Problem requirements: Every line below is to be copied exactly, with the pictures left out.

Data provided:
********

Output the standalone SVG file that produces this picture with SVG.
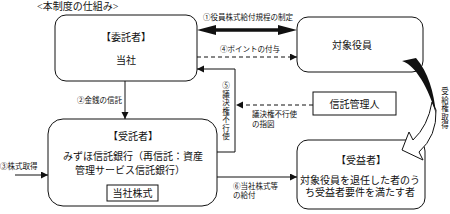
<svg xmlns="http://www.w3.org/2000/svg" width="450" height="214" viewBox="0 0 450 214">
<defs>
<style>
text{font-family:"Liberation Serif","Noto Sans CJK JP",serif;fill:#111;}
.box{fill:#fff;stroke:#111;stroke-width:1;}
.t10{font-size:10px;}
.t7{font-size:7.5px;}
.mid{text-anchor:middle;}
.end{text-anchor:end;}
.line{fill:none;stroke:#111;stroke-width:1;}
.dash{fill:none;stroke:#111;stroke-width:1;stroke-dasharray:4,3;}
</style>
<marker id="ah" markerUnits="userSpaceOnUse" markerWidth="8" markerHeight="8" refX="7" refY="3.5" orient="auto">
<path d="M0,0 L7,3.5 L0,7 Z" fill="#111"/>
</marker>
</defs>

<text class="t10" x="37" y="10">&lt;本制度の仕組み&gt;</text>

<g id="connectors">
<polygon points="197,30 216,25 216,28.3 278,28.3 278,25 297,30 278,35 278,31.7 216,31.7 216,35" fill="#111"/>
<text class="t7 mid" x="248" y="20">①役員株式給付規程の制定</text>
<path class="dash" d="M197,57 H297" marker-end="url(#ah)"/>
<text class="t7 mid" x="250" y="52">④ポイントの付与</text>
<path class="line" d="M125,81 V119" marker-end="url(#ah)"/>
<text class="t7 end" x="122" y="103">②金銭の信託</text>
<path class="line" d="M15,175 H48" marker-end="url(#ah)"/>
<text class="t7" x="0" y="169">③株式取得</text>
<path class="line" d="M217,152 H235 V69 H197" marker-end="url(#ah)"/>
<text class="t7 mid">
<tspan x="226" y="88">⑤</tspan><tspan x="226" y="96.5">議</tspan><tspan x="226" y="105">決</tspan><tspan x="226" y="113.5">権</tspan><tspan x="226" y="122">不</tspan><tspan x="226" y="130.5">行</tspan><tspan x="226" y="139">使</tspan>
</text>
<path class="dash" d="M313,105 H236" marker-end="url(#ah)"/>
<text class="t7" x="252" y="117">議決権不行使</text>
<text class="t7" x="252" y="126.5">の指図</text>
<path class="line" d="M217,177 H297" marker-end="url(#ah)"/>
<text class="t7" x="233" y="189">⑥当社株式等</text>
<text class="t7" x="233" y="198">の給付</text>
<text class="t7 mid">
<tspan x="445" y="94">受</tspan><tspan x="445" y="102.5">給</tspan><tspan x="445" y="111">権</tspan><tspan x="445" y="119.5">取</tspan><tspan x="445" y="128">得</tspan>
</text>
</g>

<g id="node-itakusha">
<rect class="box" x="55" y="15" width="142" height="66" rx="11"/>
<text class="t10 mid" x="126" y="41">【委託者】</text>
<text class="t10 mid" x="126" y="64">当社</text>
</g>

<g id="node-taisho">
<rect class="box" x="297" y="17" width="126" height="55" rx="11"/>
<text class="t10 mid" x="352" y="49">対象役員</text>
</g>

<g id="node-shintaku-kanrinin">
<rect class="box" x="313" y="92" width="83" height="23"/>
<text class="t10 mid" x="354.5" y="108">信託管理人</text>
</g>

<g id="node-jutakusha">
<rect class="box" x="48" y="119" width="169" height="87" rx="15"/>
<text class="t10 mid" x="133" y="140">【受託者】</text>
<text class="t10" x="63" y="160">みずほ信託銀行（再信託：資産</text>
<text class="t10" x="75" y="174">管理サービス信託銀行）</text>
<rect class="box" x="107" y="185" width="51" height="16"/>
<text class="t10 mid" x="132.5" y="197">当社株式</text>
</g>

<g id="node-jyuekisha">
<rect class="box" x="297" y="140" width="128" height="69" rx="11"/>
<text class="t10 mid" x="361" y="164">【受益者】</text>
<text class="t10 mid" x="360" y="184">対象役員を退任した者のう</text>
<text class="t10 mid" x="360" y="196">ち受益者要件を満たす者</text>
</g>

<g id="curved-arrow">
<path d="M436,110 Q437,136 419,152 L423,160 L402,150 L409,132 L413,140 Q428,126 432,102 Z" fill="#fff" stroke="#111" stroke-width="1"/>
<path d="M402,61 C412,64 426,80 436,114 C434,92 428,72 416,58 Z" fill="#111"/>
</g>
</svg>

********

Answer:
Output the standalone SVG file that produces this picture with SVG.
<svg xmlns="http://www.w3.org/2000/svg" width="450" height="214" viewBox="0 0 450 214">
<defs>
<style>
text{font-family:"Liberation Serif","Noto Sans CJK JP",serif;fill:#111;}
.box{fill:#fff;stroke:#111;stroke-width:1;}
.t10{font-size:10px;}
.t7{font-size:7.5px;}
.mid{text-anchor:middle;}
.end{text-anchor:end;}
.line{fill:none;stroke:#111;stroke-width:1;}
.dash{fill:none;stroke:#111;stroke-width:1;stroke-dasharray:4,3;}
</style>
<marker id="ah" markerUnits="userSpaceOnUse" markerWidth="8" markerHeight="8" refX="7" refY="3.5" orient="auto">
<path d="M0,0 L7,3.5 L0,7 Z" fill="#111"/>
</marker>
</defs>

<text class="t10" x="37" y="10">&lt;本制度の仕組み&gt;</text>

<g id="connectors">
<polygon points="197,30 216,25 216,28.3 278,28.3 278,25 297,30 278,35 278,31.7 216,31.7 216,35" fill="#111"/>
<text class="t7 mid" x="248" y="20">①役員株式給付規程の制定</text>
<path class="dash" d="M197,57 H297" marker-end="url(#ah)"/>
<text class="t7 mid" x="250" y="52">④ポイントの付与</text>
<path class="line" d="M125,81 V119" marker-end="url(#ah)"/>
<text class="t7 end" x="122" y="103">②金銭の信託</text>
<path class="line" d="M15,175 H48" marker-end="url(#ah)"/>
<text class="t7" x="0" y="169">③株式取得</text>
<path class="line" d="M217,152 H235 V69 H197" marker-end="url(#ah)"/>
<text class="t7 mid">
<tspan x="226" y="88">⑤</tspan><tspan x="226" y="96.5">議</tspan><tspan x="226" y="105">決</tspan><tspan x="226" y="113.5">権</tspan><tspan x="226" y="122">不</tspan><tspan x="226" y="130.5">行</tspan><tspan x="226" y="139">使</tspan>
</text>
<path class="dash" d="M313,105 H236" marker-end="url(#ah)"/>
<text class="t7" x="252" y="117">議決権不行使</text>
<text class="t7" x="252" y="126.5">の指図</text>
<path class="line" d="M217,177 H297" marker-end="url(#ah)"/>
<text class="t7" x="233" y="189">⑥当社株式等</text>
<text class="t7" x="233" y="198">の給付</text>
<text class="t7 mid">
<tspan x="445" y="94">受</tspan><tspan x="445" y="102.5">給</tspan><tspan x="445" y="111">権</tspan><tspan x="445" y="119.5">取</tspan><tspan x="445" y="128">得</tspan>
</text>
</g>

<g id="node-itakusha">
<rect class="box" x="55" y="15" width="142" height="66" rx="11"/>
<text class="t10 mid" x="126" y="41">【委託者】</text>
<text class="t10 mid" x="126" y="64">当社</text>
</g>

<g id="node-taisho">
<rect class="box" x="297" y="17" width="126" height="55" rx="11"/>
<text class="t10 mid" x="352" y="49">対象役員</text>
</g>

<g id="node-shintaku-kanrinin">
<rect class="box" x="313" y="92" width="83" height="23"/>
<text class="t10 mid" x="354.5" y="108">信託管理人</text>
</g>

<g id="node-jutakusha">
<rect class="box" x="48" y="119" width="169" height="87" rx="15"/>
<text class="t10 mid" x="133" y="140">【受託者】</text>
<text class="t10" x="63" y="160">みずほ信託銀行（再信託：資産</text>
<text class="t10" x="75" y="174">管理サービス信託銀行）</text>
<rect class="box" x="107" y="185" width="51" height="16"/>
<text class="t10 mid" x="132.5" y="197">当社株式</text>
</g>

<g id="node-jyuekisha">
<rect class="box" x="297" y="140" width="128" height="69" rx="11"/>
<text class="t10 mid" x="361" y="164">【受益者】</text>
<text class="t10 mid" x="360" y="184">対象役員を退任した者のう</text>
<text class="t10 mid" x="360" y="196">ち受益者要件を満たす者</text>
</g>

<g id="curved-arrow">
<path d="M436,110 Q437,136 419,152 L423,160 L402,150 L409,132 L413,140 Q428,126 432,102 Z" fill="#fff" stroke="#111" stroke-width="1"/>
<path d="M402,61 C412,64 426,80 436,114 C434,92 428,72 416,58 Z" fill="#111"/>
</g>
</svg>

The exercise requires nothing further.